Copy all the entries word for word, but omit the pictures.

> Data for the task:
——

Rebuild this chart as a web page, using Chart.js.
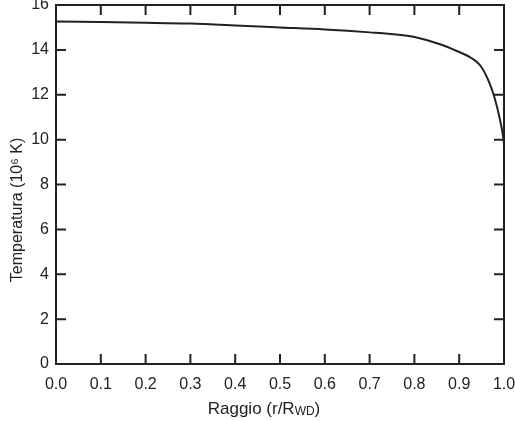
<!DOCTYPE html>
<html>
<head>
<meta charset="utf-8">
<script src="https://cdn.jsdelivr.net/npm/chart.js@4/dist/chart.umd.min.js"></script>
<style>
  html, body { margin:0; padding:0; background:#fff; }
  #wrap { width:515px; height:421px; }
</style>
</head>
<body>
<div id="wrap"><canvas id="chart"></canvas></div>
<script>
/* temperature profile of the white dwarf */
const radius = [0, 0.1, 0.2, 0.3, 0.4, 0.5, 0.6, 0.7, 0.77, 0.8, 0.859, 0.896, 0.926, 0.945, 0.956, 0.967, 0.978, 0.990, 0.999, 1.0];
const temperature = [15.27, 15.24, 15.21, 15.17, 15.09, 15.0, 14.91, 14.78, 14.66, 14.57, 14.24, 13.94, 13.65, 13.35, 13.02, 12.55, 11.93, 10.98, 10.0, 9.8];

const xTicks = [0, 0.1, 0.2, 0.3, 0.4, 0.5, 0.6, 0.7, 0.8, 0.9, 1.0];
const yTicks = [0, 2, 4, 6, 8, 10, 12, 14, 16];

const yTitle = 'Temperatura (10\u2076 K)';
const xTitleMain = 'Raggio (r/R';
const xTitleSub = 'WD';
const xTitleEnd = ')';

const FONT = '"Liberation Sans", Arial, sans-serif';
const INK = '#222';

// box + inward tick marks + axis titles
const frame = {
  id: 'frame',
  afterDraw(chart){
    const {ctx, chartArea: a, scales} = chart;
    const sx = scales.x, sy = scales.y;
    ctx.save();
    ctx.strokeStyle = INK;
    ctx.lineWidth = 2;
    ctx.strokeRect(a.left, a.top, a.right - a.left, a.bottom - a.top);
    const len = 10;
    ctx.beginPath();
    xTicks.slice(1, -1).forEach(v=>{
      const px = sx.getPixelForValue(v);
      ctx.moveTo(px, a.bottom); ctx.lineTo(px, a.bottom - len);
      ctx.moveTo(px, a.top); ctx.lineTo(px, a.top + len);
    });
    yTicks.slice(1, -1).forEach(v=>{
      const py = sy.getPixelForValue(v);
      ctx.moveTo(a.left, py); ctx.lineTo(a.left + len, py);
      ctx.moveTo(a.right, py); ctx.lineTo(a.right - len, py);
    });
    ctx.stroke();

    // y title
    ctx.fillStyle = INK;
    ctx.font = '16px ' + FONT;
    ctx.textAlign = 'center';
    ctx.textBaseline = 'middle';
    ctx.translate(18, 210);
    ctx.rotate(-Math.PI/2);
    ctx.fillText(yTitle, 0, 0);
    ctx.setTransform(1,0,0,1,0,0);

    // x title with subscript
    const big = '17px ' + FONT, small = '12px ' + FONT;
    ctx.font = big; const w1 = ctx.measureText(xTitleMain).width, w3 = ctx.measureText(xTitleEnd).width;
    ctx.font = small; const w2 = ctx.measureText(xTitleSub).width;
    let x = 264 - (w1 + w2 + w3)/2;
    const y = 409;
    ctx.textAlign = 'left';
    ctx.textBaseline = 'alphabetic';
    ctx.font = big; ctx.fillText(xTitleMain, x, y + 5); x += w1;
    ctx.font = small; ctx.fillText(xTitleSub, x, y + 6); x += w2;
    ctx.font = big; ctx.fillText(xTitleEnd, x, y + 5);
    ctx.restore();
  }
};

new Chart(document.getElementById('chart'), {
  type: 'scatter',
  data: {
    datasets: [{
      data: radius.map((r,i)=>({x:r, y:temperature[i]})),
      showLine: true,
      borderColor: INK,
      borderWidth: 2,
      pointRadius: 0,
      cubicInterpolationMode: 'monotone',
      fill: false
    }]
  },
  options: {
    responsive: true,
    maintainAspectRatio: false,
    animation: false,
    layout: { padding: { top: 5, right: 11, left: 0, bottom: 0 } },
    plugins: { legend: { display:false }, tooltip: { enabled:false } },
    scales: {
      x: {
        type: 'linear', min: 0, max: 1,
        afterBuildTicks: s => { s.ticks = xTicks.map(v=>({value:v})); },
        afterFit: s => { s.height = 57; s.paddingLeft = 0; s.paddingRight = 0; },
        grid: { display:false },
        border: { display:false },
        ticks: { color: INK, font: { family: FONT, size: 16 }, padding: 3, maxRotation: 0,
                 callback: v => Number(v).toFixed(1) }
      },
      y: {
        type: 'linear', min: 0, max: 16,
        afterBuildTicks: s => { s.ticks = yTicks.map(v=>({value:v})); },
        afterFit: s => { s.width = 56; s.paddingTop = 0; s.paddingBottom = 0; },
        grid: { display:false },
        border: { display:false },
        ticks: { color: INK, font: { family: FONT, size: 16 }, padding: -1 }
      }
    }
  },
  plugins: [frame]
});
</script>
</body>
</html>
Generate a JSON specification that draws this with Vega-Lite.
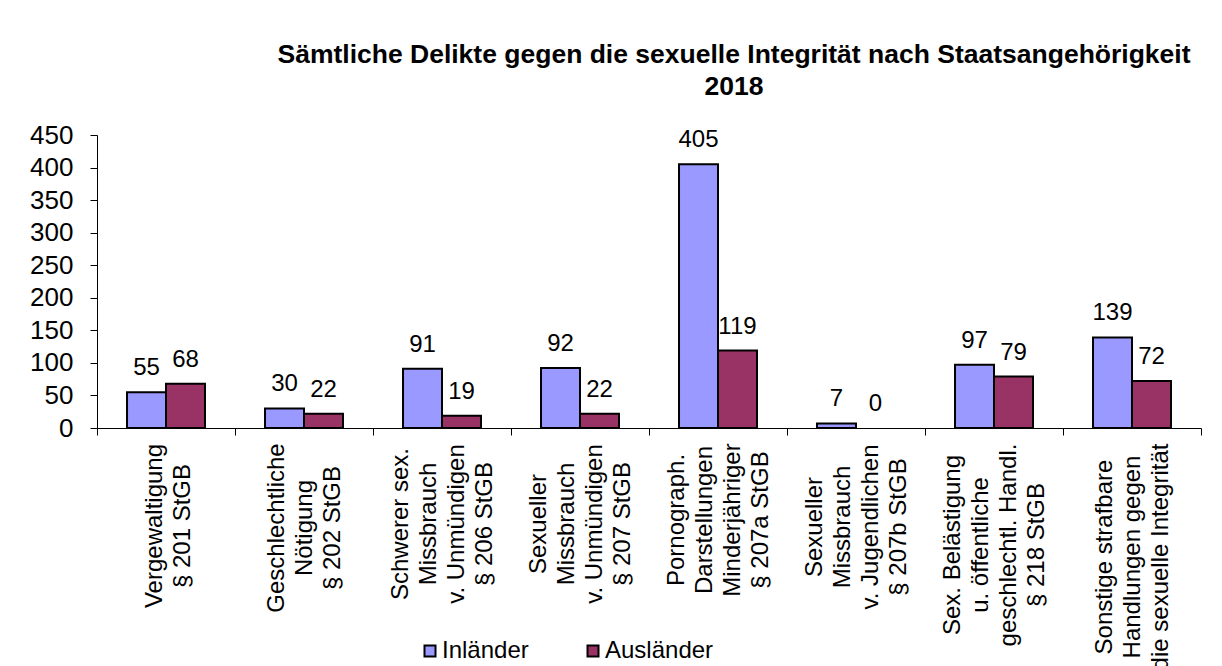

——

> Solved problem:
Rebuild this chart as a web page, using Chart.js.
<!DOCTYPE html>
<html>
<head>
<meta charset="utf-8">
<script src="https://cdn.jsdelivr.net/npm/chart.js@4/dist/chart.umd.min.js"></script>
<style>
  html, body { margin:0; padding:0; background:#fff; }
  #wrap { width:515px; height:421px; }
</style>
</head>
<body>
<div id="wrap"><canvas id="chart"></canvas></div>
<script>
/* temperature profile of the white dwarf */
const radius = [0, 0.1, 0.2, 0.3, 0.4, 0.5, 0.6, 0.7, 0.77, 0.8, 0.859, 0.896, 0.926, 0.945, 0.956, 0.967, 0.978, 0.990, 0.999, 1.0];
const temperature = [15.27, 15.24, 15.21, 15.17, 15.09, 15.0, 14.91, 14.78, 14.66, 14.57, 14.24, 13.94, 13.65, 13.35, 13.02, 12.55, 11.93, 10.98, 10.0, 9.8];

const xTicks = [0, 0.1, 0.2, 0.3, 0.4, 0.5, 0.6, 0.7, 0.8, 0.9, 1.0];
const yTicks = [0, 2, 4, 6, 8, 10, 12, 14, 16];

const yTitle = 'Temperatura (10\u2076 K)';
const xTitleMain = 'Raggio (r/R';
const xTitleSub = 'WD';
const xTitleEnd = ')';

const FONT = '"Liberation Sans", Arial, sans-serif';
const INK = '#222';

// box + inward tick marks + axis titles
const frame = {
  id: 'frame',
  afterDraw(chart){
    const {ctx, chartArea: a, scales} = chart;
    const sx = scales.x, sy = scales.y;
    ctx.save();
    ctx.strokeStyle = INK;
    ctx.lineWidth = 2;
    ctx.strokeRect(a.left, a.top, a.right - a.left, a.bottom - a.top);
    const len = 10;
    ctx.beginPath();
    xTicks.slice(1, -1).forEach(v=>{
      const px = sx.getPixelForValue(v);
      ctx.moveTo(px, a.bottom); ctx.lineTo(px, a.bottom - len);
      ctx.moveTo(px, a.top); ctx.lineTo(px, a.top + len);
    });
    yTicks.slice(1, -1).forEach(v=>{
      const py = sy.getPixelForValue(v);
      ctx.moveTo(a.left, py); ctx.lineTo(a.left + len, py);
      ctx.moveTo(a.right, py); ctx.lineTo(a.right - len, py);
    });
    ctx.stroke();

    // y title
    ctx.fillStyle = INK;
    ctx.font = '16px ' + FONT;
    ctx.textAlign = 'center';
    ctx.textBaseline = 'middle';
    ctx.translate(18, 210);
    ctx.rotate(-Math.PI/2);
    ctx.fillText(yTitle, 0, 0);
    ctx.setTransform(1,0,0,1,0,0);

    // x title with subscript
    const big = '17px ' + FONT, small = '12px ' + FONT;
    ctx.font = big; const w1 = ctx.measureText(xTitleMain).width, w3 = ctx.measureText(xTitleEnd).width;
    ctx.font = small; const w2 = ctx.measureText(xTitleSub).width;
    let x = 264 - (w1 + w2 + w3)/2;
    const y = 409;
    ctx.textAlign = 'left';
    ctx.textBaseline = 'alphabetic';
    ctx.font = big; ctx.fillText(xTitleMain, x, y + 5); x += w1;
    ctx.font = small; ctx.fillText(xTitleSub, x, y + 6); x += w2;
    ctx.font = big; ctx.fillText(xTitleEnd, x, y + 5);
    ctx.restore();
  }
};

new Chart(document.getElementById('chart'), {
  type: 'scatter',
  data: {
    datasets: [{
      data: radius.map((r,i)=>({x:r, y:temperature[i]})),
      showLine: true,
      borderColor: INK,
      borderWidth: 2,
      pointRadius: 0,
      cubicInterpolationMode: 'monotone',
      fill: false
    }]
  },
  options: {
    responsive: true,
    maintainAspectRatio: false,
    animation: false,
    layout: { padding: { top: 5, right: 11, left: 0, bottom: 0 } },
    plugins: { legend: { display:false }, tooltip: { enabled:false } },
    scales: {
      x: {
        type: 'linear', min: 0, max: 1,
        afterBuildTicks: s => { s.ticks = xTicks.map(v=>({value:v})); },
        afterFit: s => { s.height = 57; s.paddingLeft = 0; s.paddingRight = 0; },
        grid: { display:false },
        border: { display:false },
        ticks: { color: INK, font: { family: FONT, size: 16 }, padding: 3, maxRotation: 0,
                 callback: v => Number(v).toFixed(1) }
      },
      y: {
        type: 'linear', min: 0, max: 16,
        afterBuildTicks: s => { s.ticks = yTicks.map(v=>({value:v})); },
        afterFit: s => { s.width = 56; s.paddingTop = 0; s.paddingBottom = 0; },
        grid: { display:false },
        border: { display:false },
        ticks: { color: INK, font: { family: FONT, size: 16 }, padding: -1 }
      }
    }
  },
  plugins: [frame]
});
</script>
</body>
</html>
Generate a JSON specification that draws this with Vega-Lite.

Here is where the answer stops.